In 2016, police arrested over 10 million people in the U.S. alone.
Plenty of them are now serving jail time or had to pay a fine. But the problems don’t stop there when someone commits a crime.
Trouble with the law can create a lifetime of difficulty. Many former convicts can’t find jobs, and readjusting to life is hard.
To avoid this, you need to know the law of the land. You could commit a crime without even knowing it.
And while you hope you never end up in the clink, the future is unpredictable. Lucky for you, we’ve compiled a list of the 7 things legal rights you need to know.
If you read these, you should be able to avoid an arrest. And even if you have broken the law, knowing your rights could keep you out of jail.
Read on to learn more.
1. Taking Photos in Public
Because of the first amendment, you have the legal right to take photos anywhere in public. This has limitations, like the bathroom and other private places, but you can for the most part.
You’re not free from any responses to your photos though. There’s a good chance that a police officer would question a 40-year-old man taking photos of kids in a park.
2. An Officer’s Request
It’s unfortunate that officers are often scary to people who don’t know what they did wrong. In these situations, it can be easy to give the officer whatever they want.
But this is not a good practice, and it can lead to bad consequences. And even if you did something wrong, officers aren’t allowed to infringe on your rights.
Instead, you should know your rights when an officer asks to do something. Some requests are mandatory, and others give you a choice. But most officers phrase all requests like demands.
For example, officers can ask for your license and registration. But that’s it! If they ask any other questions, you should feel free to say no.
3. Searching Your Car
Nobody likes it when they get pulled over, but it happens to the best of us. When it does, you need to know your rights.
While it’s unlikely to happen unless you’re breaking the law, an officer may request to search your car. If an officer requests, say no. They don’t have a right to search.
There is an exception to this. If an officer has probable cause, they can search your car, and they don’t even have to ask you.
Officers have probable cause when they have evidence to believe you are doing a crime. For example, if you have marijuana in your backseat, an officer can search your car.
Officers will believe they have probable cause and don’t. Unless you have something illegal, you may have to submit to a search. This is a last resort though.
4. Searching Your House
Like a car search, police officers can search your house as well. This is not an everyday occurrence, but it is a possibility that it could happen.
In general, a judge must give a police officer a warrant to search someone’s home. This process can take some time, and the officer or officers must explain why they want to search.
There are four exceptions to needing a warrant though. In these cases, officers can come in without one.

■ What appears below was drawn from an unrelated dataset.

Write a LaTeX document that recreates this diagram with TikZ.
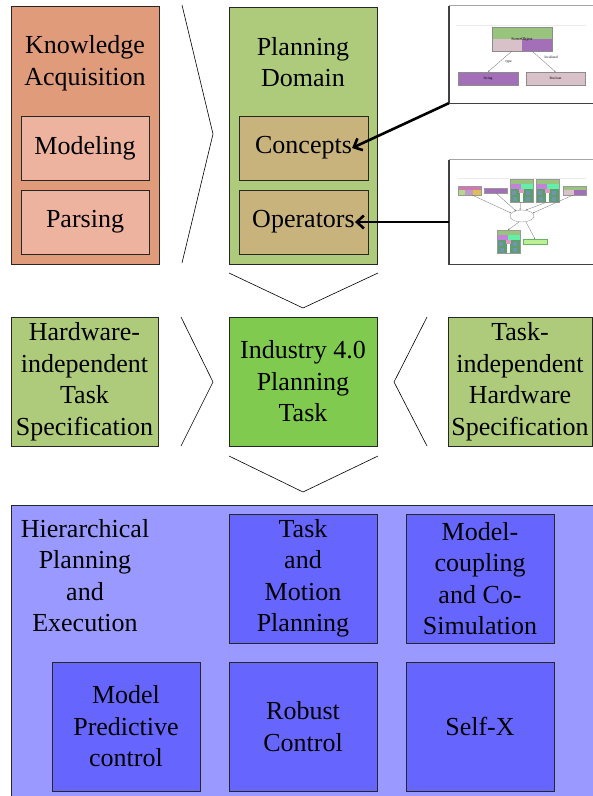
\documentclass[tikz,border=0pt]{standalone}
\usepackage{fontspec}
\setmainfont{Liberation Serif}
\usetikzlibrary{arrows.meta}

\definecolor{kaouter}{HTML}{E09B7B}
\definecolor{kainner}{HTML}{EDB39F}
\definecolor{pdgreen}{HTML}{AECB7B}
\definecolor{tan}{HTML}{C9B37D}
\definecolor{indgreen}{HTML}{80CA50}
\definecolor{hpeouter}{HTML}{9999FF}
\definecolor{hpeinner}{HTML}{6666FF}
% colours of the small class diagrams
\definecolor{cgreen}{HTML}{98C47E}
\definecolor{cpink}{HTML}{D8C1C8}
\definecolor{cpurple}{HTML}{A26FB8}
\definecolor{cmagenta}{HTML}{D277B2}
\definecolor{clime}{HTML}{B4D98A}
\definecolor{cyellow}{HTML}{DDBF55}
\definecolor{cmint}{HTML}{62F0A8}
\definecolor{cviolet}{HTML}{C383DA}
\definecolor{cdark}{HTML}{5E9E6E}
\definecolor{cblue}{HTML}{7393B2}
\definecolor{crose}{HTML}{E696C6}
\definecolor{clight}{HTML}{BDF095}

\begin{document}
\begin{tikzpicture}[x=1pt,y=-1pt,
  box/.style={draw=black!85, line width=0.7pt, inner sep=0pt},
  lbl/.style={font=\fontsize{26}{31.5}\selectfont, align=center, inner sep=0pt},
  chev/.style={draw=black, line width=0.6pt},
  link/.style={line width=2.6pt, -{Straight Barb[length=7pt,width=13pt]}},
  thumb/.style={fill=white, inner sep=0pt},
  thumbedge/.style={draw=black!75, line width=1.4pt},
  tiny/.style={font=\fontsize{3.6}{4}\selectfont, inner sep=0.4pt},
  cls/.style={draw=black!45, line width=0.3pt},
  rel/.style={draw=black!55, line width=0.3pt, -{Stealth[length=1.6pt,width=1.4pt]}},
  stackbox/.pic={
    \fill[cgreen] (0,0) rectangle (23,5);
    \fill[cviolet] (0,5) rectangle (11,10);
    \fill[cmint] (11,5) rectangle (23,10);
    \fill[cdark] (0,10) rectangle (10,23);
    \fill[cdark] (13,10) rectangle (23,23);
    \fill[cblue] (2,12) rectangle (6,16);
    \fill[cblue] (16,12) rectangle (20,16);
    \fill[crose] (9,10) rectangle (14,14);
    \fill[cblue] (3,18) rectangle (7,22);
    \fill[cblue] (16,18) rectangle (20,22);
    \draw[black!40, line width=0.2pt] (0,0) rectangle (23,23);
  }]
\useasboundingbox (0,0) rectangle (593,796);
\clip (0,0) rectangle (593,796);

% ---------- top row ----------
\node[box, fill=kaouter, minimum width=148, minimum height=258] (ka) at (85,135) {};
\node[lbl, anchor=north] (katitle) at (85,35.5) {Knowledge\\Acquisition};
\node[box, fill=kainner, minimum width=128, minimum height=64] (modeling) at (85,148) {};
\node[lbl] (modelingLbl) at (modeling.center) {Modeling};
\node[box, fill=kainner, minimum width=128, minimum height=64] (parsing) at (85,222) {};
\node[lbl] (parsingLbl) at (parsing.center) {Parsing};

\draw[chev] (182,5) -- (213,134) -- (182,263);

\node[box, fill=pdgreen, minimum width=148, minimum height=257] (pd) at (303,135.5) {};
\node[lbl, anchor=north] (pdtitle) at (303,37) {Planning\\Domain};
\node[box, fill=tan, minimum width=129, minimum height=64] (concepts) at (303.5,148) {};
\node[lbl] (conceptsLbl) at (concepts.center) {Concepts};
\node[box, fill=tan, minimum width=129, minimum height=64] (operators) at (303.5,222) {};
\node[lbl] (operatorsLbl) at (operators.center) {Operators};

% small class diagram of the concepts
\node[thumb, minimum width=160, minimum height=97] (thumbA) at (529,54.5) {};
\draw[black!35, line width=0.8pt] (thumbA.north west) -- (thumbA.north east);
\draw[thumbedge] (thumbA.north west) -- (thumbA.south west) -- (thumbA.south east);
\draw[black!8, line width=0.4pt] (456,25) -- (586,25);
\fill[cgreen] (492,27) rectangle (552,39);
\fill[cpink] (492,39) rectangle (522,51);
\fill[cpurple] (522,39) rectangle (552,51);
\draw[cls] (492,27) rectangle (552,51);
\node[tiny, font=\fontsize{4.2}{5}\selectfont] (sceneObj) at (522,39) {SceneObject};
\node[cls, fill=cpurple, minimum width=60, minimum height=13, inner sep=0pt] (strBox) at (488,78.5) {};
\node[tiny] at (strBox.center) {String};
\node[cls, fill=cpink, minimum width=59, minimum height=13, inner sep=0pt] (boolBox) at (555.5,78.5) {};
\node[tiny] at (boolBox.center) {Boolean};
\draw[rel] (512,51) -- (strBox.north);
\draw[rel] (532,51) -- (boolBox.north);
\node[tiny, anchor=west] at (505,62) {type};
\node[tiny, anchor=west] at (544,57) {localized};

% small graph of the operators
\node[thumb, minimum width=160, minimum height=104] (thumbB) at (529,212) {};
\draw[black!35, line width=0.8pt] (thumbB.north west) -- (thumbB.north east);
\draw[thumbedge] (thumbB.north west) -- (thumbB.south west) -- (thumbB.south east);
\draw[black!8, line width=0.4pt] (458,178) -- (586,178);
\fill[cmagenta] (458,186) rectangle (481,190);
\fill[clime] (458,190) rectangle (465,195);
\fill[cpurple!70] (465,190) rectangle (473,195);
\fill[cyellow] (473,190) rectangle (481,195);
\draw[black!40, line width=0.2pt] (458,186) rectangle (481,195);
\fill[cpurple] (484,188) rectangle (507,193);
\draw[black!40, line width=0.2pt] (484,188) rectangle (507,193);
\pic at (510,179) {stackbox};
\pic at (536,179) {stackbox};
\fill[cgreen] (563,186) rectangle (586,190);
\fill[cpink] (563,190) rectangle (574,195);
\fill[cpurple] (574,190) rectangle (586,195);
\draw[black!40, line width=0.2pt] (563,186) rectangle (586,195);
\draw[black!50, line width=0.3pt, fill=white] (522,216) ellipse [x radius=12, y radius=6];
\draw[rel] (472,195) -- (511,213);
\draw[rel] (496,193) -- (516,211);
\draw[rel] (521,202) -- (520,210);
\draw[rel] (547,202) -- (526,210);
\draw[rel] (573,195) -- (533,213);
\draw[rel] (519,222) -- (508,230);
\draw[rel] (526,222) -- (535,239);
\pic at (497,230) {stackbox};
\fill[clight] (523,239) rectangle (547,244);
\draw[green!50!black!60, line width=0.2pt] (523,239) rectangle (547,244);

\draw[link] (thumbA.south west) -- (conceptsLbl.east);
\draw[link] (operatorsLbl.east -| thumbB.west) -- (operatorsLbl.east);

\draw[chev] (229,273) -- (303,308) -- (378,273);

% ---------- middle row ----------
\node[box, fill=pdgreen, minimum width=147, minimum height=129, lbl] (hwspec) at (84.5,381.5)
  {Hardware-\\independent\\Task\\Specification};
\draw[chev] (181,317) -- (213,382) -- (181,446);
\node[box, fill=indgreen, minimum width=148, minimum height=129, lbl] (task) at (303,381.5)
  {Industry 4.0\\Planning\\Task};
\draw[chev] (427,317) -- (394,382) -- (427,446);
\node[box, fill=pdgreen, minimum width=144, minimum height=129, lbl] (hwind) at (520,381.5)
  {Task-\\independent\\Hardware\\Specification};

\draw[chev] (229,456) -- (303,492) -- (378,456);

% ---------- bottom block ----------
\node[box, fill=hpeouter, minimum width=600, minimum height=310] (hpe) at (311,660) {};
\node[lbl, anchor=north] (hpetitle) at (85,519) {Hierarchical\\Planning\\and\\Execution};
\node[box, fill=hpeinner, minimum width=148, minimum height=129, lbl] (tmp) at (303,578.5)
  {Task\\and\\Motion\\Planning};
\node[box, fill=hpeinner, minimum width=148, minimum height=129, lbl] (cosim) at (480,578.5)
  {Model-\\coupling\\and Co-\\Simulation};
\node[box, fill=hpeinner, minimum width=148, minimum height=129, lbl] (mpc) at (126,726.5)
  {Model\\Predictive\\control};
\node[box, fill=hpeinner, minimum width=148, minimum height=129, lbl] (robust) at (303,726.5)
  {Robust\\Control};
\node[box, fill=hpeinner, minimum width=148, minimum height=129, lbl] (selfx) at (480,726.5)
  {Self-X};
\end{tikzpicture}
\end{document}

- Consent – If an officer asks to search your house and you say yes, they have the legal right to go inside. In these cases, it’s always best to say no. An officer should have a warrant if they want to come inside.
- Arrest – Police officers can search your property if they arrest you. This is to help them find any other evidence or accomplices.
- Plain View – Imagine a police officer is walking in your neighborhood. They look around and see an illegal item inside your house. In this case, the officer has the right to search.
- Dire Circumstances – If you run away from the police and hide in your house, they do not have to get a warrant to go inside. And if they think a bomb is about to explode in a house, a warrant is not necessary.
5. Using Your Phone While Driving
Almost every state has some type of ban on phone usage while driving. The only exception is Montana as they have no bans.
All states except three have a complete ban on texting while driving. Missouri and Arizona place bans on younger people alone.
Sixteen states have bans on talking on the phone and driving. The punishments vary by state. Make sure to see what yours are.
If you’re caught using your phone, chances are nobody will arrest you, but you might get a fine.
6. The Right to Remain Silent
If an officer is speaking to you, you have the right to remain silent. The law requires police officers to tell you this when they arrest you.
But you also have the same right before the arrest. Invoking this right could save you from saying something incriminating.
When you choose to stay silent, you have to tell the officer that you are. You can say something as simple as, “I’m invoking my right to remain silent.”
7. You Can Get A Lawyer for Free
If you go to jail, you won’t have to spend money on a lawyer if you can’t afford one. The government pays court-appointed lawyers to work for you.
Now you don’t worry about the cost of a lawyer. This should be a relief for you, but getting out of jail after an arrest may be harder.
Bail bondsmen will help you get out of jail until your lawyer can get the judge off your back. Don’t know how bail bondsmen work? Read more here.
Know Your Legal Rights
Now that you know the most important legal rights, you should be ready for anything. Don’t let yourself get caught in a bad situation.